MANIC STREET PREACHERS
It’s nigh-impossible for me to answer the question, “What is your favorite rock band?” That being said, the iconic Welsh glam-grunge rockers of Manic Street Preachers are always at the tip of my tongue when that question arises. They encapsulate everything great about rock music: melodies, guitars, bombast, hooks, drugs, sex, swagger, fashion, art and poetry. Raf Simons is partially responsible for cementing the group as an art world favorite. He centered his AW ’01 ’RIOT RIOT RIOT’ collection around the still unsolved mystery surrounding the disappearance of the Preachers’ lyricist and rhythm guitarist, Richey Edwards. When Edwards joined the Preachers, he was rather inept musically, but his poetry, wild and erratic drug-fueled persona, and gender-bending aesthetic elevated the Preachers to a level of scrutiny higher than that of their Brit-pop peers and into the upper echelons of rock folklore. Raf included photos of the late Edwards on bomber jackets as well as making use of the newspaper headlines published about Edwards’ disappearance.
JOY DIVISION and NEW ORDER
From 2002 to 2003, Raf re-discovered his love of both Joy Division and New Order as well as the iconic graphic artist responsible for both bands’ covers, Peter Saville. In his AW ’03 collection, Raf held access to Saville’s entire archive, and the parkas emblazoned with the covers of New Order’s ‘Powers, Corruptions and Lies’ and Joy Division’s ‘Unknown Pleasures’ still fetch upwards of $15,000 on consignment e-commerce sites like Grailed. Raf arguably re-sparked the interest in Joy Division and New Order with these collections, and is arguably responsible for every 19-year-old NYU student that walks out of Urban Outfitters wearing a Joy Division t-shirt that doesn’t even recognize the opening drone of ‘Atrocity Exhibition.’ But that’s the thing with the great revolutionaries: from Che Guevara to Raf Simons, their ideas always get sold.
ANGELO BADALAMENTI
In what amounted to a great return-to-form, Raf's stunning FW ’16 collection came chalk full of references, from 1980s teen horror films to Cindy Sherman to Margiela to, most prominently, David Lynch. The surrealist director was paid homage through the show’s soundtrack, that featured Lynch collaborator and composer Angelo Badalamenti discussing co-composing Laura Palmer’s theme music from ‘Twin Peaks’ with Lynch, “Angelo, THAT’s IT! OH, ANGELO, YOU’RE TEARING MY HEART OUT,’ we hear Angelo quote Lynch with saying. The show was incredible, fully encapsulating Raf’s ability to turn the spectacle of men walking down a runway in extreme clothes to the tune of powerful music into a grandiose statement of artistry.
FUTURE DEVELOPMENTS
What separates Raf from other designers, is that he really keeps his finger to the pulse of culture.
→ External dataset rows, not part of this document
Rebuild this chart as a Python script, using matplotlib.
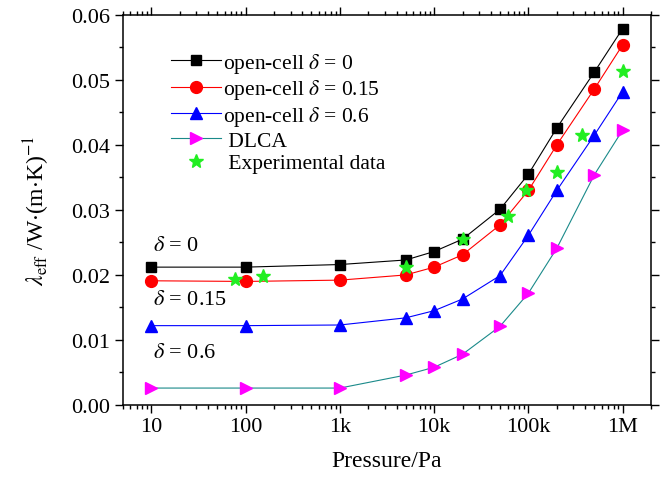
import numpy as np
import matplotlib
matplotlib.use('Agg')
from matplotlib import pyplot as plt
from matplotlib.ticker import FixedLocator, FixedFormatter, LogLocator, MultipleLocator, NullFormatter

plt.rcParams['font.family'] = 'Liberation Serif'
plt.rcParams['mathtext.fontset'] = 'stix'

pressure = [10, 100, 1e3, 5e3, 1e4, 2e4, 5e4, 1e5, 2e5, 5e5, 1e6]

k_d0 = [0.0212, 0.0212, 0.0216, 0.0223, 0.0236, 0.0255, 0.0301, 0.0355, 0.0426, 0.0512, 0.0579]
k_d015 = [0.0191, 0.0190, 0.0192, 0.0200, 0.0212, 0.0231, 0.0277, 0.0330, 0.0400, 0.0486, 0.0554]
k_d06 = [0.0122, 0.0122, 0.0123, 0.0134, 0.0145, 0.0163, 0.0199, 0.0261, 0.0330, 0.0415, 0.0482]
k_dlca = [0.0026, 0.0026, 0.0026, 0.0046, 0.0058, 0.0078, 0.0121, 0.0172, 0.0241, 0.0354, 0.0423]

p_exp = [78, 153, 5e3, 2e4, 6e4, 9.5e4, 2e5, 3.66e5, 1e6]
k_exp = [0.0193, 0.0199, 0.0212, 0.0255, 0.0290, 0.0330, 0.0358, 0.0416, 0.0514]

xtick_vals = [10, 100, 1e3, 1e4, 1e5, 1e6]
xtick_labels = ['10', '100', '1k', '10k', '100k', '1M']

fig = plt.figure(figsize=(6.61, 4.81), dpi=100)
ax = fig.add_axes([0.186, 0.156, 0.799, 0.811])

ax.plot(pressure, k_d0, '-s', color='black', lw=0.8, ms=7.5, label=r'open-cell $\delta$ = 0')
ax.plot(pressure, k_d015, '-o', color='red', mfc='red', mec='red', lw=0.8, ms=8.5,
        label=r'open-cell $\delta$ = 0.15')
ax.plot(pressure, k_d06, '-^', color='blue', lw=0.8, ms=9, label=r'open-cell $\delta$ = 0.6')
ax.plot(pressure, k_dlca, '->', color='#1a8a8a', mfc='magenta', mec='magenta', lw=0.8, ms=9,
        label=' DLCA')
ax.plot(p_exp, k_exp, '*', color='#22ee22', mec='#22ee22', ms=10, ls='none',
        label=' Experimental data')

ax.set_xscale('log')
ax.set_xlim(5, 2e6)
ax.set_ylim(0, 0.06)

ax.xaxis.set_major_locator(FixedLocator(xtick_vals))
ax.xaxis.set_major_formatter(FixedFormatter(xtick_labels))
ax.xaxis.set_minor_locator(LogLocator(base=10, subs=np.arange(2, 10), numticks=20))
ax.xaxis.set_minor_formatter(NullFormatter())
ax.yaxis.set_major_locator(MultipleLocator(0.01))
ax.yaxis.set_minor_locator(MultipleLocator(0.005))
ax.yaxis.set_major_formatter(matplotlib.ticker.FormatStrFormatter('%.2f'))

ax.tick_params(which='both', direction='out', top=True, right=True, labelsize=16, width=1)
ax.tick_params(which='major', length=6, pad=3)
ax.tick_params(which='minor', length=3)
for s in ax.spines.values():
    s.set_linewidth(1.1)

ax.text(10.3, 0.0245, r'$\delta$ = 0', fontsize=16, va='center')
ax.text(10.3, 0.0162, r'$\delta$ = 0.15', fontsize=16, va='center')
ax.text(10.3, 0.0080, r'$\delta$ = 0.6', fontsize=16, va='center')

ax.set_xlabel('Pressure/Pa', fontsize=17, labelpad=10)
ax.set_ylabel(r'$\lambda_{\mathrm{eff}}$ /W$\cdot$(m$\cdot$K)$^{-1}$', fontsize=17, labelpad=14)

ax.legend(loc='upper left', bbox_to_anchor=(0.075, 0.93), frameon=False, fontsize=15.5,
          handlelength=2.3, handletextpad=0.1, labelspacing=0.12, borderaxespad=0)

fig.savefig('out.png', dpi=100)
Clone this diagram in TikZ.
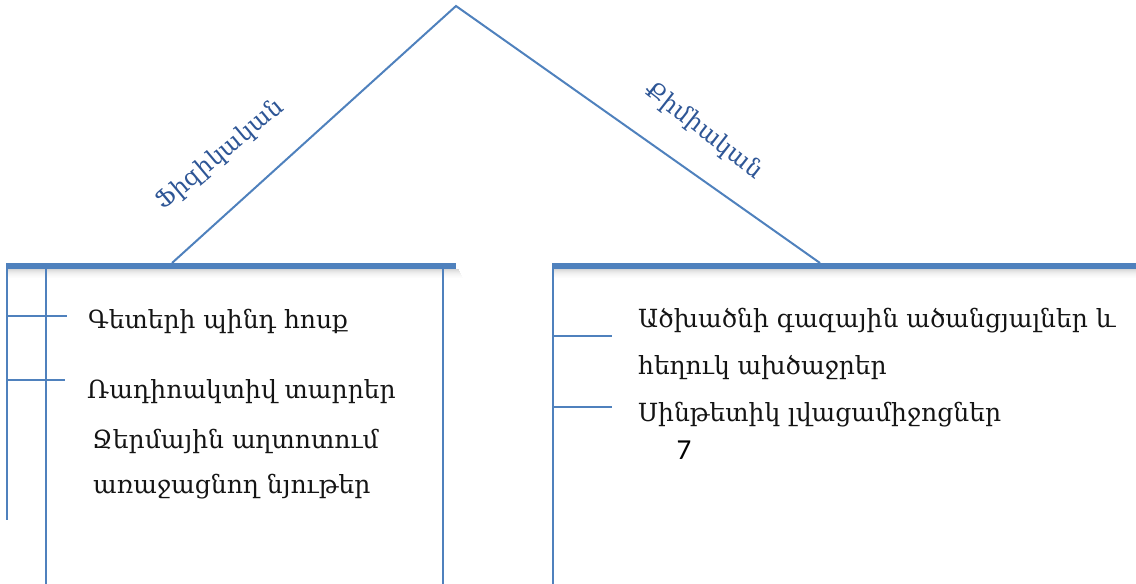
\documentclass[tikz,border=0pt]{standalone}
\usepackage{fontspec}
\newfontfamily\arm{DejaVu Serif}
\newfontfamily\numfont{Carlito}
\definecolor{lineblue}{RGB}{79,129,189}
\definecolor{labelblue}{RGB}{46,86,150}
\definecolor{txt}{RGB}{20,20,20}
\begin{document}
\begin{tikzpicture}[x=1pt,y=-1pt,
  roof/.style={draw=lineblue,line width=2pt},
  bar/.style={draw=lineblue,line width=6pt},
  post/.style={draw=lineblue,line width=2pt},
  tick/.style={draw=lineblue,line width=1.5pt},
  item/.style={anchor=base west,inner sep=0pt,text=txt,font=\arm\fontsize{25}{30}\selectfont},
  side/.style={inner sep=0pt,text=labelblue,font=\arm\fontsize{24}{28}\selectfont}]
\useasboundingbox (0,0) rectangle (1136,584);
% roof
\coordinate (apex) at (456,6);
\coordinate (lfoot) at (172,263);
\coordinate (rfoot) at (820,263);
\draw[roof] (lfoot) -- (apex) -- (rfoot);
% shadows
\foreach \i/\o in {1/0.16,2/0.13,3/0.10,4/0.08,5/0.06,6/0.045,7/0.03,8/0.02,9/0.01}{
  \fill[black,opacity=\o] (6+\i*0.3,268+\i) rectangle (458+\i*0.5,269+\i);
  \fill[black,opacity=\o] (552+\i*0.3,268+\i) rectangle (1136,269+\i);
}
% bars
\coordinate (lbarL) at (6,265.5);
\coordinate (lbarR) at (456,265.5);
\coordinate (rbarL) at (552,265.5);
\coordinate (rbarR) at (1136,265.5);
\draw[bar] (lbarL) -- (lbarR);
\draw[bar] (rbarL) -- (rbarR);
% posts
\coordinate (p1t) at (7,263); \coordinate (p1b) at (7,520);
\coordinate (p2t) at (45.5,268); \coordinate (p2b) at (45.5,584);
\coordinate (p3t) at (442.5,268); \coordinate (p3b) at (442.5,584);
\coordinate (p4t) at (553,263); \coordinate (p4b) at (553,584);
\draw[post] (p1t) -- (p1b);
\draw[post] (p2t) -- (p2b);
\draw[post] (p3t) -- (p3b);
\draw[post] (p4t) -- (p4b);
% ticks
\coordinate (t1a) at (8,316); \coordinate (t1b) at (67,316);
\coordinate (t2a) at (6,380); \coordinate (t2b) at (65,380);
\coordinate (t3a) at (552,336); \coordinate (t3b) at (612,336);
\coordinate (t4a) at (552,407); \coordinate (t4b) at (612,407);
\draw[tick] (t1a) -- (t1b);
\draw[tick] (t2a) -- (t2b);
\draw[tick] (t3a) -- (t3b);
\draw[tick] (t4a) -- (t4b);
% texts
\node[item] (a1) at (88,328) {Գետերի պինդ հոսք};
\node[item] (a2) at (87,398) {Ռադիոակտիվ տարրեր};
\node[item] (a3) at (92,448) {Ջերմային աղտոտում};
\node[item] (a4) at (93,493) {առաջացնող նյութեր};
\node[item] (b1) at (638,327) {Ածխածնի գազային ածանցյալներ և};
\node[item] (b2) at (638,374) {հեղուկ ախծաջրեր};
\node[item] (b3) at (638,421) {Սինթետիկ լվացամիջոցներ};
\node[inner sep=0pt,text=black,font=\numfont\fontsize{29}{32}\selectfont] (n7) at (684,450) {7};
\node[side,rotate=40] (lab1) at (220,155) {Ֆիզիկական};
\node[side,rotate=-38] (lab2) at (704,131) {Քիմիական};
\end{tikzpicture}
\end{document}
He’s not like Hedi Slimane and his permanent fascinations with ‘70s rock n’ roll or Gosha Rubchinskiy and his renderings of a post-Soviet 1990s. Raf finds himself fascinated with new art and new music constantly, and is always looking for ways to bring it into his own curatorial sphere. In recent interviews, he has cited appreciation for the music of art rock Londoners These New Puritans, Detroit house production icon Richie Hawtin, and even music as abrasive as that of modern techno producer and Perc Trax label head Perc. This is what I find most fascinating about Simons’ entry into Calvin Klein. At Dior, he would have never been able to incorporate those influences into Dior’s branding, but at Calvin Klein and its openness towards counter-culture, he might just be able to.